7. They are enacting new laws to place householders on the lowest energy tariff. The problem with this is that energy companies can only provide the low tariffs that are currently available because more people pay the higher, average prices. If they are required by law to put everyone on the lowest possible payment scheme, the price of that scheme will rise. It is economically-illiterate nonsense but it looks good to the uninformed.

8. They have created a single-tier pension scheme. This is the Tory compulsion to make things simpler at work again – because simplifying money matters means the poor will be worse-off. In simple language, then, the vast majority of people who become eligible for their pensions after 2060 will lose out. This is an attack on the young.

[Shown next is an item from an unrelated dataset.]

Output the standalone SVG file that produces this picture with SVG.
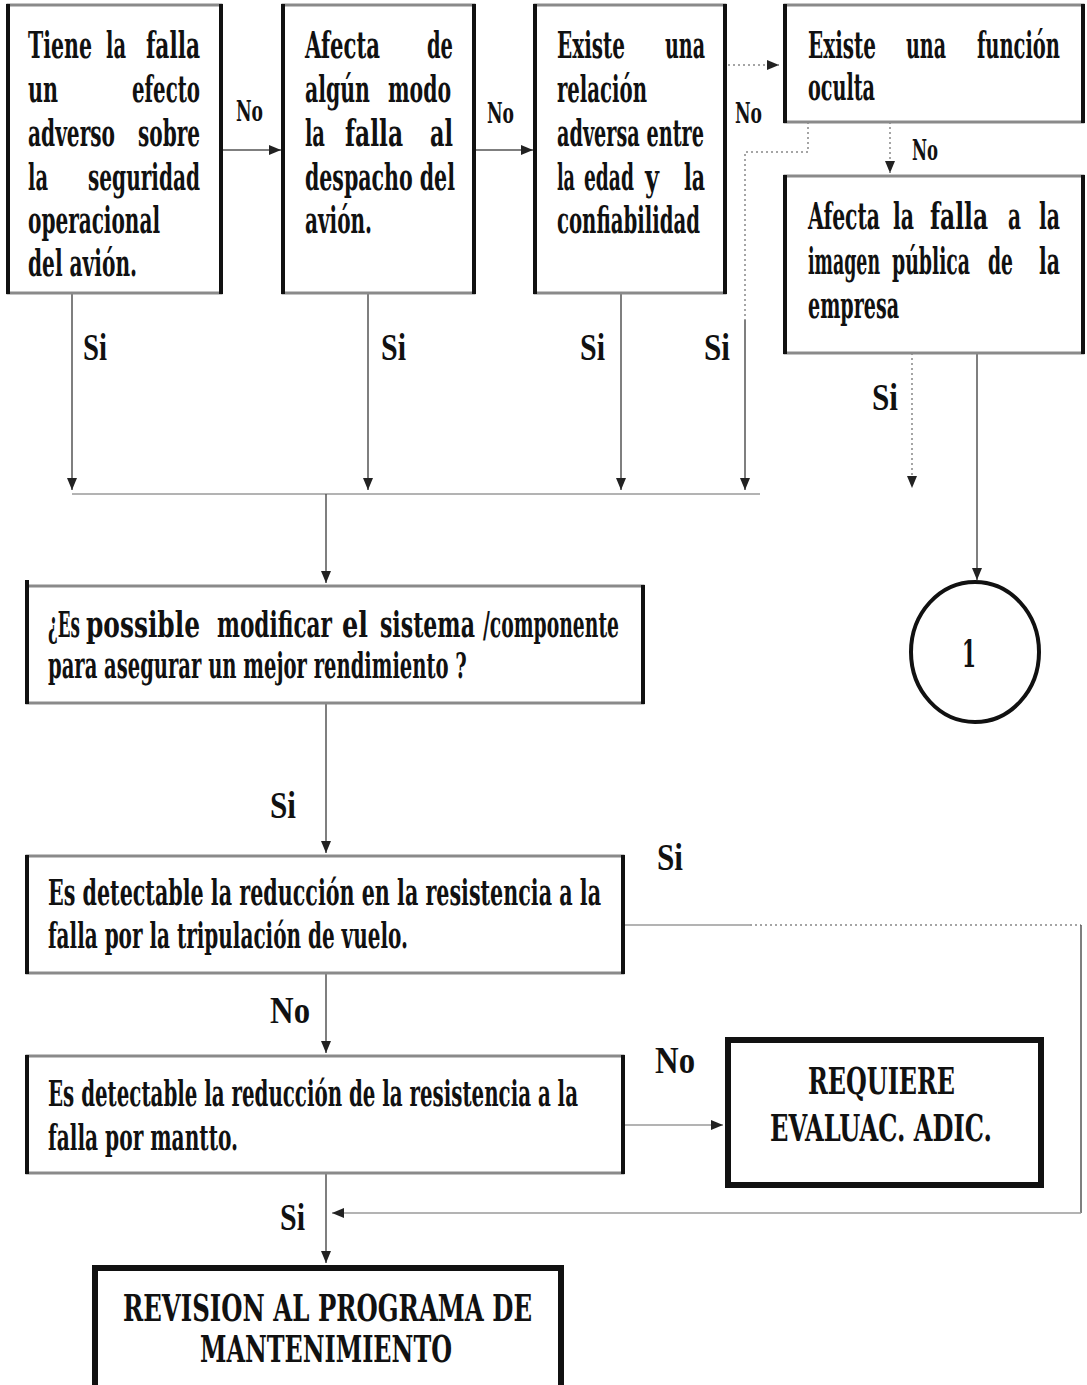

9. They are introducing a £75,000 cap on the costs of long-term care. On the face of it, this is good, because 16 per cent of over-65s will benefit. However, the recommendation was for a cap of between £25-50,000 – which would have benefited 37 per cent of over-65s, more than double the number the Tories are actually going to help. Around 120,000 pensioners will lose out every year.

10. They are taking two million people out of tax, with an average £600 cut in bills for 24 million people. This is, of course, before the impact of the Tories’ benefit cuts is factored in. For example, look at Iain Duncan Smith’s decision to freeze benefit increases at one per cent for the next three years, no matter how high inflation rises. This will plunge 200,000 children into poverty. The Children’s Society calculates that a single parent with two children, working on an average wage as a nurse would lose £424 a year by 2015. A couple with three children and one earner, on an average wage as a corporal in the British Army, would lose £552 a year by 2015. Now add in the effect of the benefit cap that will be introduced next month, the bedroom tax, the council tax reduction scheme in England; many people will be refused the Personal Independence Payment and Universal Credit under their new rules, just as many are being refused Employment and Support Allowance now (wrongly). If a cumulative impact assessment was carried out, the effect on those two million people who no longer have to pay Income Tax – not indirect taxes like VAT, road tax, and so on – will be unequivocally negative.

This is not a list of achievements.

It is a list of staggering failures.

Ed Miliband was right to ask, in today’s Prime Minister’s Questions, whether they could organise anything in a brewery.

Instead of a show of pride, the Conservatives should be ashamed.